> _GIVEN EXERCISE_: Pictures aside, quote the whole listing exactly.

^^^^

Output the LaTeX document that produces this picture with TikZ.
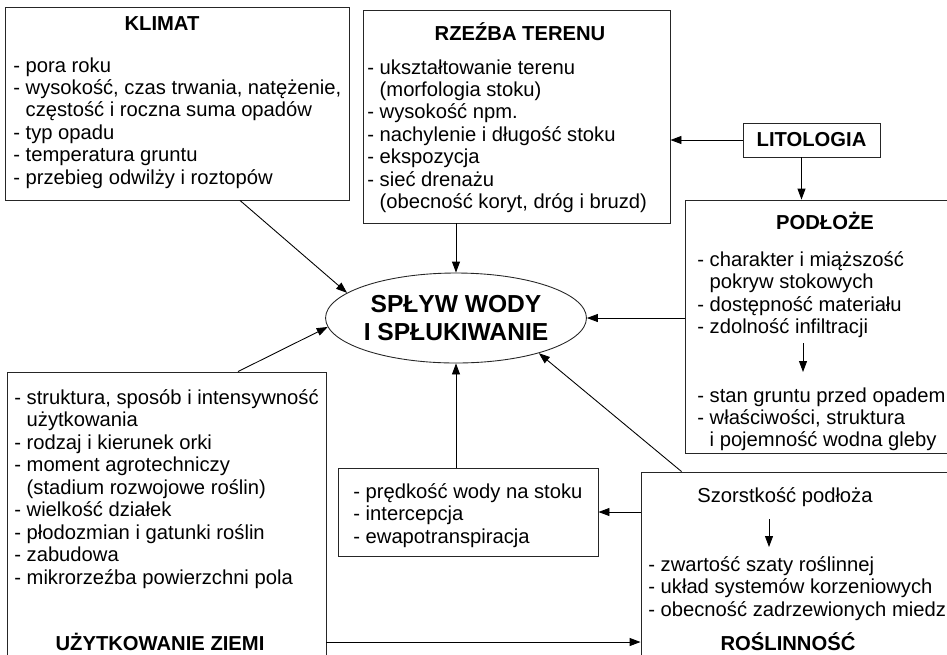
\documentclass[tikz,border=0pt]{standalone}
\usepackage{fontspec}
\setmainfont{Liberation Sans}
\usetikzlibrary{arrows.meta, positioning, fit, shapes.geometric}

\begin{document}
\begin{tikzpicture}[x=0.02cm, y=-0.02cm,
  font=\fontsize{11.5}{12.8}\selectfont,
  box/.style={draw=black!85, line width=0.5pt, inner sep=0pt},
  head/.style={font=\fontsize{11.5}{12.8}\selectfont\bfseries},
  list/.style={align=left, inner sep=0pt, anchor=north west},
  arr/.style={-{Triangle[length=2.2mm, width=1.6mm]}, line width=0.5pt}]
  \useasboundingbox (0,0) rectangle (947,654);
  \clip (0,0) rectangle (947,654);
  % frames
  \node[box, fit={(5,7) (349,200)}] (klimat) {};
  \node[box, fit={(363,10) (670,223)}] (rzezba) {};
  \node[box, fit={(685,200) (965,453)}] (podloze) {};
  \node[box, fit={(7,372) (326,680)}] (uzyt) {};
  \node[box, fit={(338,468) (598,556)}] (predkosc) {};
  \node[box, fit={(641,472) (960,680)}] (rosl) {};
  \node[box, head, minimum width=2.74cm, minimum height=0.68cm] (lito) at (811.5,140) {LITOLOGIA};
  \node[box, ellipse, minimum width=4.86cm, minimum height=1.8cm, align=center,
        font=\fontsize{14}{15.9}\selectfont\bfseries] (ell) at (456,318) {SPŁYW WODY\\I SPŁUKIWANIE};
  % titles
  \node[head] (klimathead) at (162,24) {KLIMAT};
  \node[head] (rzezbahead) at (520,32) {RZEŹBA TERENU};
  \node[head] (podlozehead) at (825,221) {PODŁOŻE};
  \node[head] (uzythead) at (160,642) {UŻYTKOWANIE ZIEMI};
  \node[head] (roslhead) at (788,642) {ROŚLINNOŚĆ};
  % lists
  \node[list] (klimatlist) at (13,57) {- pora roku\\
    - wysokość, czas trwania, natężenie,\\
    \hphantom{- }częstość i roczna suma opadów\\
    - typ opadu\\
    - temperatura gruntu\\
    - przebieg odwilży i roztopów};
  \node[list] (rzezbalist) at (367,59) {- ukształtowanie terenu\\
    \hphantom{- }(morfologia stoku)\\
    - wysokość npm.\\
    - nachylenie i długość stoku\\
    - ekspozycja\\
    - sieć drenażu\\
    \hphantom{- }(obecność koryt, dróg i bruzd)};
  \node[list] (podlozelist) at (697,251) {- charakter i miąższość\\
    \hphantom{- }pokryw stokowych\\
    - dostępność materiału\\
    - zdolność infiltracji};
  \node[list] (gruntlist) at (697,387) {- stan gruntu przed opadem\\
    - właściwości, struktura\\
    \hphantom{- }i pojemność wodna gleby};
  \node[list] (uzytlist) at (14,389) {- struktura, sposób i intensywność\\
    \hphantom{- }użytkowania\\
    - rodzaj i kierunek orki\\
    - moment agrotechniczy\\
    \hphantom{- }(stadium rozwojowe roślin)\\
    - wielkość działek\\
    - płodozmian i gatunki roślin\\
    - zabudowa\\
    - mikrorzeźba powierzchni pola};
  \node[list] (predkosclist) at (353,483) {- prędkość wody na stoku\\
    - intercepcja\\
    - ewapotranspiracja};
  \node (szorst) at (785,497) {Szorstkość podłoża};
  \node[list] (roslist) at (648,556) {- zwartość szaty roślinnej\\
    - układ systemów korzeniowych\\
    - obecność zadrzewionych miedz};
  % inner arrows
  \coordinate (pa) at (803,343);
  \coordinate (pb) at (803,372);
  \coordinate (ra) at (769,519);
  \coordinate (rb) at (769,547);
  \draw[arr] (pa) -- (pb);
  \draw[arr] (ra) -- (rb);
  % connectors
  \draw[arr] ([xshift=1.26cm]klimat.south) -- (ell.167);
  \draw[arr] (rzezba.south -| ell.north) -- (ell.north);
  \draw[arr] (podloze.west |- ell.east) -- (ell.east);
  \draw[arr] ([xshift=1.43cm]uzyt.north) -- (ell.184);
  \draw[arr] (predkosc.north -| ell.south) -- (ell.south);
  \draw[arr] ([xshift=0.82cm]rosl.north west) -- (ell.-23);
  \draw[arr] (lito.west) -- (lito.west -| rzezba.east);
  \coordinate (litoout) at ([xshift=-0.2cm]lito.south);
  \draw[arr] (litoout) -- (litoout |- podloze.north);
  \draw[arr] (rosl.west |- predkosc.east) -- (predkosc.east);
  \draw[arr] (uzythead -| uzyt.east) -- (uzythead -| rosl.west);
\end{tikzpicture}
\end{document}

^^^^

> _SOLVED PROBLEM_:
Output the LaTeX document that produces this picture with TikZ.
\documentclass[tikz,border=0pt]{standalone}
\usepackage{fontspec}
\setmainfont{Liberation Sans}
\usetikzlibrary{arrows.meta, positioning, fit, shapes.geometric}

\begin{document}
\begin{tikzpicture}[x=0.02cm, y=-0.02cm,
  font=\fontsize{11.5}{12.8}\selectfont,
  box/.style={draw=black!85, line width=0.5pt, inner sep=0pt},
  head/.style={font=\fontsize{11.5}{12.8}\selectfont\bfseries},
  list/.style={align=left, inner sep=0pt, anchor=north west},
  arr/.style={-{Triangle[length=2.2mm, width=1.6mm]}, line width=0.5pt}]
  \useasboundingbox (0,0) rectangle (947,654);
  \clip (0,0) rectangle (947,654);
  % frames
  \node[box, fit={(5,7) (349,200)}] (klimat) {};
  \node[box, fit={(363,10) (670,223)}] (rzezba) {};
  \node[box, fit={(685,200) (965,453)}] (podloze) {};
  \node[box, fit={(7,372) (326,680)}] (uzyt) {};
  \node[box, fit={(338,468) (598,556)}] (predkosc) {};
  \node[box, fit={(641,472) (960,680)}] (rosl) {};
  \node[box, head, minimum width=2.74cm, minimum height=0.68cm] (lito) at (811.5,140) {LITOLOGIA};
  \node[box, ellipse, minimum width=4.86cm, minimum height=1.8cm, align=center,
        font=\fontsize{14}{15.9}\selectfont\bfseries] (ell) at (456,318) {SPŁYW WODY\\I SPŁUKIWANIE};
  % titles
  \node[head] (klimathead) at (162,24) {KLIMAT};
  \node[head] (rzezbahead) at (520,32) {RZEŹBA TERENU};
  \node[head] (podlozehead) at (825,221) {PODŁOŻE};
  \node[head] (uzythead) at (160,642) {UŻYTKOWANIE ZIEMI};
  \node[head] (roslhead) at (788,642) {ROŚLINNOŚĆ};
  % lists
  \node[list] (klimatlist) at (13,57) {- pora roku\\
    - wysokość, czas trwania, natężenie,\\
    \hphantom{- }częstość i roczna suma opadów\\
    - typ opadu\\
    - temperatura gruntu\\
    - przebieg odwilży i roztopów};
  \node[list] (rzezbalist) at (367,59) {- ukształtowanie terenu\\
    \hphantom{- }(morfologia stoku)\\
    - wysokość npm.\\
    - nachylenie i długość stoku\\
    - ekspozycja\\
    - sieć drenażu\\
    \hphantom{- }(obecność koryt, dróg i bruzd)};
  \node[list] (podlozelist) at (697,251) {- charakter i miąższość\\
    \hphantom{- }pokryw stokowych\\
    - dostępność materiału\\
    - zdolność infiltracji};
  \node[list] (gruntlist) at (697,387) {- stan gruntu przed opadem\\
    - właściwości, struktura\\
    \hphantom{- }i pojemność wodna gleby};
  \node[list] (uzytlist) at (14,389) {- struktura, sposób i intensywność\\
    \hphantom{- }użytkowania\\
    - rodzaj i kierunek orki\\
    - moment agrotechniczy\\
    \hphantom{- }(stadium rozwojowe roślin)\\
    - wielkość działek\\
    - płodozmian i gatunki roślin\\
    - zabudowa\\
    - mikrorzeźba powierzchni pola};
  \node[list] (predkosclist) at (353,483) {- prędkość wody na stoku\\
    - intercepcja\\
    - ewapotranspiracja};
  \node (szorst) at (785,497) {Szorstkość podłoża};
  \node[list] (roslist) at (648,556) {- zwartość szaty roślinnej\\
    - układ systemów korzeniowych\\
    - obecność zadrzewionych miedz};
  % inner arrows
  \coordinate (pa) at (803,343);
  \coordinate (pb) at (803,372);
  \coordinate (ra) at (769,519);
  \coordinate (rb) at (769,547);
  \draw[arr] (pa) -- (pb);
  \draw[arr] (ra) -- (rb);
  % connectors
  \draw[arr] ([xshift=1.26cm]klimat.south) -- (ell.167);
  \draw[arr] (rzezba.south -| ell.north) -- (ell.north);
  \draw[arr] (podloze.west |- ell.east) -- (ell.east);
  \draw[arr] ([xshift=1.43cm]uzyt.north) -- (ell.184);
  \draw[arr] (predkosc.north -| ell.south) -- (ell.south);
  \draw[arr] ([xshift=0.82cm]rosl.north west) -- (ell.-23);
  \draw[arr] (lito.west) -- (lito.west -| rzezba.east);
  \coordinate (litoout) at ([xshift=-0.2cm]lito.south);
  \draw[arr] (litoout) -- (litoout |- podloze.north);
  \draw[arr] (rosl.west |- predkosc.east) -- (predkosc.east);
  \draw[arr] (uzythead -| uzyt.east) -- (uzythead -| rosl.west);
\end{tikzpicture}
\end{document}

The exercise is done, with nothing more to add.